▶ _Dataset content_
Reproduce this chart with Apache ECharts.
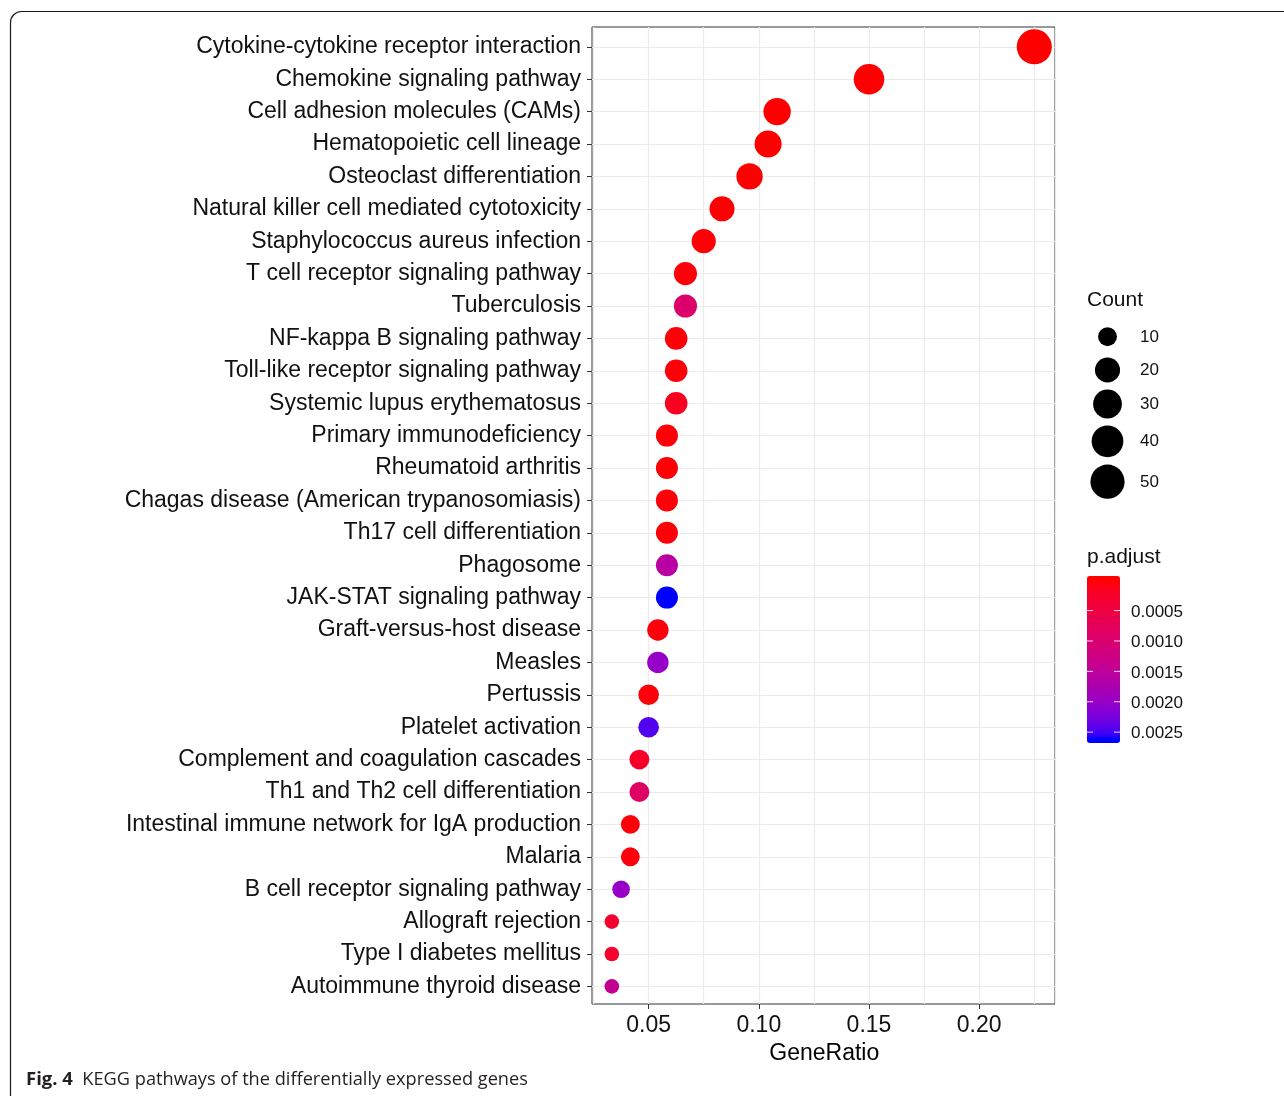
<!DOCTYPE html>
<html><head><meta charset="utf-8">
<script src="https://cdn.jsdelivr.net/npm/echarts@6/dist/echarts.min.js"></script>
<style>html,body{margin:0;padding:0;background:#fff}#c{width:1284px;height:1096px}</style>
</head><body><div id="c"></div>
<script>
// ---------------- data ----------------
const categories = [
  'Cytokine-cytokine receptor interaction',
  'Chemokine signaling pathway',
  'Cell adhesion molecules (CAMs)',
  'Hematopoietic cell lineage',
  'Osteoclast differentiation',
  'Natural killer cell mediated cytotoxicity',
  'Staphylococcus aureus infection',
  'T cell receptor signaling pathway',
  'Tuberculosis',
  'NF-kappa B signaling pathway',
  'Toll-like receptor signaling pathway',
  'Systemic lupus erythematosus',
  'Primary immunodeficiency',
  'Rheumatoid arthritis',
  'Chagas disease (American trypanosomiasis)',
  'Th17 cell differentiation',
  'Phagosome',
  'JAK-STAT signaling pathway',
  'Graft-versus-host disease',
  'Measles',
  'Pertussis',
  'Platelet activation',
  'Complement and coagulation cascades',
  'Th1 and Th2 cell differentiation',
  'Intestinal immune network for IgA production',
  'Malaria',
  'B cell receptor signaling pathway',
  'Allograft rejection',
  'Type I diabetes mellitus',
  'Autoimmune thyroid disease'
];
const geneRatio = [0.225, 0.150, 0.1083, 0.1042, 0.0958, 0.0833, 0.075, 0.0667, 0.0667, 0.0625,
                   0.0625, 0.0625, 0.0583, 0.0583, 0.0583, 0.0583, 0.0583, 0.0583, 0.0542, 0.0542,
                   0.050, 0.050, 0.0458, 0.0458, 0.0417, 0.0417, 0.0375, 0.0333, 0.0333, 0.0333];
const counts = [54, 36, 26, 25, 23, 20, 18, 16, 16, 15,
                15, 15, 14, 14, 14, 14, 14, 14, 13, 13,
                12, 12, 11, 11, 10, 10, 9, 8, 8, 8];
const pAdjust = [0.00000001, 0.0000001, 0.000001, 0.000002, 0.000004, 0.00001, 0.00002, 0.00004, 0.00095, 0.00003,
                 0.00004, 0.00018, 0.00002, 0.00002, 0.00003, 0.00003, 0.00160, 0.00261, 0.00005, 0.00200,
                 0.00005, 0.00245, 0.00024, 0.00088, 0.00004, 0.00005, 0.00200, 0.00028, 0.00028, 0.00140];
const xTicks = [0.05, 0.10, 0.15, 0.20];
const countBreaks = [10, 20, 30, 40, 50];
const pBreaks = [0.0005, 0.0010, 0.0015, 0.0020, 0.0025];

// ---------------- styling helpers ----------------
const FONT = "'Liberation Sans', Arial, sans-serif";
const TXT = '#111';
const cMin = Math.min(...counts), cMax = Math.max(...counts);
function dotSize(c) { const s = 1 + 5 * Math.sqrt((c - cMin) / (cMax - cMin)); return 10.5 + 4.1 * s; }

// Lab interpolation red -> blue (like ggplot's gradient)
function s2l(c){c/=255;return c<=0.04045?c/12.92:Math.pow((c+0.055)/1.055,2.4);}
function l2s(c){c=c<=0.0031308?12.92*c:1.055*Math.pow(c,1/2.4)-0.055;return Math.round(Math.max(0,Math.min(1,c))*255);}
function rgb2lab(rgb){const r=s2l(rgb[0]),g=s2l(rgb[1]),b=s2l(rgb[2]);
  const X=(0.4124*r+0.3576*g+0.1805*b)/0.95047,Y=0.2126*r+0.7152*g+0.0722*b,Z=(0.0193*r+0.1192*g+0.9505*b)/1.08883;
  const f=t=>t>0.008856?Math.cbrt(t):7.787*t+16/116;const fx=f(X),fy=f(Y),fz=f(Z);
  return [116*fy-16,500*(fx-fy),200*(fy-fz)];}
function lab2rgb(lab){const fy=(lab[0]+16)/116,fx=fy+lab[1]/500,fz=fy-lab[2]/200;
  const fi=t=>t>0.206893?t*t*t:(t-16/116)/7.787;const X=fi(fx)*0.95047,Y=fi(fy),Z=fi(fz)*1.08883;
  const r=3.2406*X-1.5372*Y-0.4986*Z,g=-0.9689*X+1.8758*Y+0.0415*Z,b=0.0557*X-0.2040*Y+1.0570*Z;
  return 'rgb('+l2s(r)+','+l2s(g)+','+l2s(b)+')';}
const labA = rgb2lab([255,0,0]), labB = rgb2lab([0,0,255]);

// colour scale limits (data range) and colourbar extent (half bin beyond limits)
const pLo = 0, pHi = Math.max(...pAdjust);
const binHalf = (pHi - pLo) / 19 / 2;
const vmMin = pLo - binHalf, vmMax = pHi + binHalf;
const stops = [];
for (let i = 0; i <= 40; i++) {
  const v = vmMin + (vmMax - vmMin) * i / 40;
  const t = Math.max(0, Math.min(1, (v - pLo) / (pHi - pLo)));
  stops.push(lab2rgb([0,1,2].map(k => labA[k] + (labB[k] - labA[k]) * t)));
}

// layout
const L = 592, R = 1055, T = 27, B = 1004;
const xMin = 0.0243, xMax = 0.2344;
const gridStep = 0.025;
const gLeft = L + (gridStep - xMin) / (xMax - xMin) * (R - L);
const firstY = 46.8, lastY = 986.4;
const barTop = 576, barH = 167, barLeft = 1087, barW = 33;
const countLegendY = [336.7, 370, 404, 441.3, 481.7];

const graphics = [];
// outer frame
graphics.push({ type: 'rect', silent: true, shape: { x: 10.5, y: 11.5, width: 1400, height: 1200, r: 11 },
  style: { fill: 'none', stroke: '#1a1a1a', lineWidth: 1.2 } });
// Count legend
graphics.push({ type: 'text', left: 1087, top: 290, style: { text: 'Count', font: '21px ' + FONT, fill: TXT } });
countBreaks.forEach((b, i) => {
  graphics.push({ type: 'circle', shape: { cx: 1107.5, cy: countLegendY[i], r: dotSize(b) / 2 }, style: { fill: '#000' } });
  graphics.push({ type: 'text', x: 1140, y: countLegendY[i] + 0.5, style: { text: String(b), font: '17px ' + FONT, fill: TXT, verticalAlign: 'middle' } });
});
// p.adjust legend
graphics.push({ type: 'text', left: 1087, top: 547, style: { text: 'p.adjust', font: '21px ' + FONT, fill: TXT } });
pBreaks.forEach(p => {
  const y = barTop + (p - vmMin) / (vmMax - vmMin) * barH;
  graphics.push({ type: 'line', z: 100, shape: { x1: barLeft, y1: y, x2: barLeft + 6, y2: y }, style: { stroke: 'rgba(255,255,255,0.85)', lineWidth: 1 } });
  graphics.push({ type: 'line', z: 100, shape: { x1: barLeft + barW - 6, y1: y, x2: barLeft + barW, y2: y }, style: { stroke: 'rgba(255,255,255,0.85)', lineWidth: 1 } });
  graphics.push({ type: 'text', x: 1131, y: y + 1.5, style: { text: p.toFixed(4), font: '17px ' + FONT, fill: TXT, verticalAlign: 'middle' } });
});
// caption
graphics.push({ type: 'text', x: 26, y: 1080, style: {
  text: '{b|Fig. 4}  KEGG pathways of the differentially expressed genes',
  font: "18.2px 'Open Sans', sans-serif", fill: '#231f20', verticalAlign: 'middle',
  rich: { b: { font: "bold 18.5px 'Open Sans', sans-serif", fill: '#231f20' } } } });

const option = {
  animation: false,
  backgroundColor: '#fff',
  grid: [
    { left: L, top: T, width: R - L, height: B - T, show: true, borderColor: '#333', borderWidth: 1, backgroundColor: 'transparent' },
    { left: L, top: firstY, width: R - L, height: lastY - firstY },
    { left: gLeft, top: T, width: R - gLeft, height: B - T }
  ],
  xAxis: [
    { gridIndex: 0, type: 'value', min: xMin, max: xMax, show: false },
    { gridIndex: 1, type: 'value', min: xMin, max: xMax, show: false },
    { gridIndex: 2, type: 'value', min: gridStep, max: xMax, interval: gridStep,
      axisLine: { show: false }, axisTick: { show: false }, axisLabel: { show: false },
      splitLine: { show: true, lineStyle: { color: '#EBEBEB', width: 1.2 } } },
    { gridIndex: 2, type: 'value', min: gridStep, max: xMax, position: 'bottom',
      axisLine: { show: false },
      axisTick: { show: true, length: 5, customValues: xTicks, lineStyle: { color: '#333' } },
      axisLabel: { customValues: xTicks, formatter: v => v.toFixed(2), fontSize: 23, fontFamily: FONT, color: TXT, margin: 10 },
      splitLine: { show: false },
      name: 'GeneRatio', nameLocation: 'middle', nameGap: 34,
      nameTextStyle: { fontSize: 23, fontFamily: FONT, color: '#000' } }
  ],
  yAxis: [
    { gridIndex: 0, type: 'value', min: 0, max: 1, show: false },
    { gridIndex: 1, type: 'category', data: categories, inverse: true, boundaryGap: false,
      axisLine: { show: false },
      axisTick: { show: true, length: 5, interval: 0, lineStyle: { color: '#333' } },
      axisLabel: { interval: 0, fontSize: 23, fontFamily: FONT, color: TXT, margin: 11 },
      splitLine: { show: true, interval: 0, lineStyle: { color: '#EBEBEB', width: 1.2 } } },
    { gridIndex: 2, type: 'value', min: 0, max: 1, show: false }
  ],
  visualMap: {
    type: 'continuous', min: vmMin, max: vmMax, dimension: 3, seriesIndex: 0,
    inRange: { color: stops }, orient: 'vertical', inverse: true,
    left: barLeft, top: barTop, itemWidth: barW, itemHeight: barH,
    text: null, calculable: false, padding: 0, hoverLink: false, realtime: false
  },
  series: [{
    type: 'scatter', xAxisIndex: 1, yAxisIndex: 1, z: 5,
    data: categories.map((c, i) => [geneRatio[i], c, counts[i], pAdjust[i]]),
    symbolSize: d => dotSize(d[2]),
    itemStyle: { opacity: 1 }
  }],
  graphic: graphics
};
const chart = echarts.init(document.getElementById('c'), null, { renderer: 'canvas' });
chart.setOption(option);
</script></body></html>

▶ _Objective_
Repeat the listing above up to and including the line with "const pBreaks = [0.0005, 0.0010, 0.0015, 0.0020, 0.0025];", starting from its first line. Drop any pictures.

▶ _Full output_
Reproduce this chart with Apache ECharts.
<!DOCTYPE html>
<html><head><meta charset="utf-8">
<script src="https://cdn.jsdelivr.net/npm/echarts@6/dist/echarts.min.js"></script>
<style>html,body{margin:0;padding:0;background:#fff}#c{width:1284px;height:1096px}</style>
</head><body><div id="c"></div>
<script>
// ---------------- data ----------------
const categories = [
  'Cytokine-cytokine receptor interaction',
  'Chemokine signaling pathway',
  'Cell adhesion molecules (CAMs)',
  'Hematopoietic cell lineage',
  'Osteoclast differentiation',
  'Natural killer cell mediated cytotoxicity',
  'Staphylococcus aureus infection',
  'T cell receptor signaling pathway',
  'Tuberculosis',
  'NF-kappa B signaling pathway',
  'Toll-like receptor signaling pathway',
  'Systemic lupus erythematosus',
  'Primary immunodeficiency',
  'Rheumatoid arthritis',
  'Chagas disease (American trypanosomiasis)',
  'Th17 cell differentiation',
  'Phagosome',
  'JAK-STAT signaling pathway',
  'Graft-versus-host disease',
  'Measles',
  'Pertussis',
  'Platelet activation',
  'Complement and coagulation cascades',
  'Th1 and Th2 cell differentiation',
  'Intestinal immune network for IgA production',
  'Malaria',
  'B cell receptor signaling pathway',
  'Allograft rejection',
  'Type I diabetes mellitus',
  'Autoimmune thyroid disease'
];
const geneRatio = [0.225, 0.150, 0.1083, 0.1042, 0.0958, 0.0833, 0.075, 0.0667, 0.0667, 0.0625,
                   0.0625, 0.0625, 0.0583, 0.0583, 0.0583, 0.0583, 0.0583, 0.0583, 0.0542, 0.0542,
                   0.050, 0.050, 0.0458, 0.0458, 0.0417, 0.0417, 0.0375, 0.0333, 0.0333, 0.0333];
const counts = [54, 36, 26, 25, 23, 20, 18, 16, 16, 15,
                15, 15, 14, 14, 14, 14, 14, 14, 13, 13,
                12, 12, 11, 11, 10, 10, 9, 8, 8, 8];
const pAdjust = [0.00000001, 0.0000001, 0.000001, 0.000002, 0.000004, 0.00001, 0.00002, 0.00004, 0.00095, 0.00003,
                 0.00004, 0.00018, 0.00002, 0.00002, 0.00003, 0.00003, 0.00160, 0.00261, 0.00005, 0.00200,
                 0.00005, 0.00245, 0.00024, 0.00088, 0.00004, 0.00005, 0.00200, 0.00028, 0.00028, 0.00140];
const xTicks = [0.05, 0.10, 0.15, 0.20];
const countBreaks = [10, 20, 30, 40, 50];
const pBreaks = [0.0005, 0.0010, 0.0015, 0.0020, 0.0025];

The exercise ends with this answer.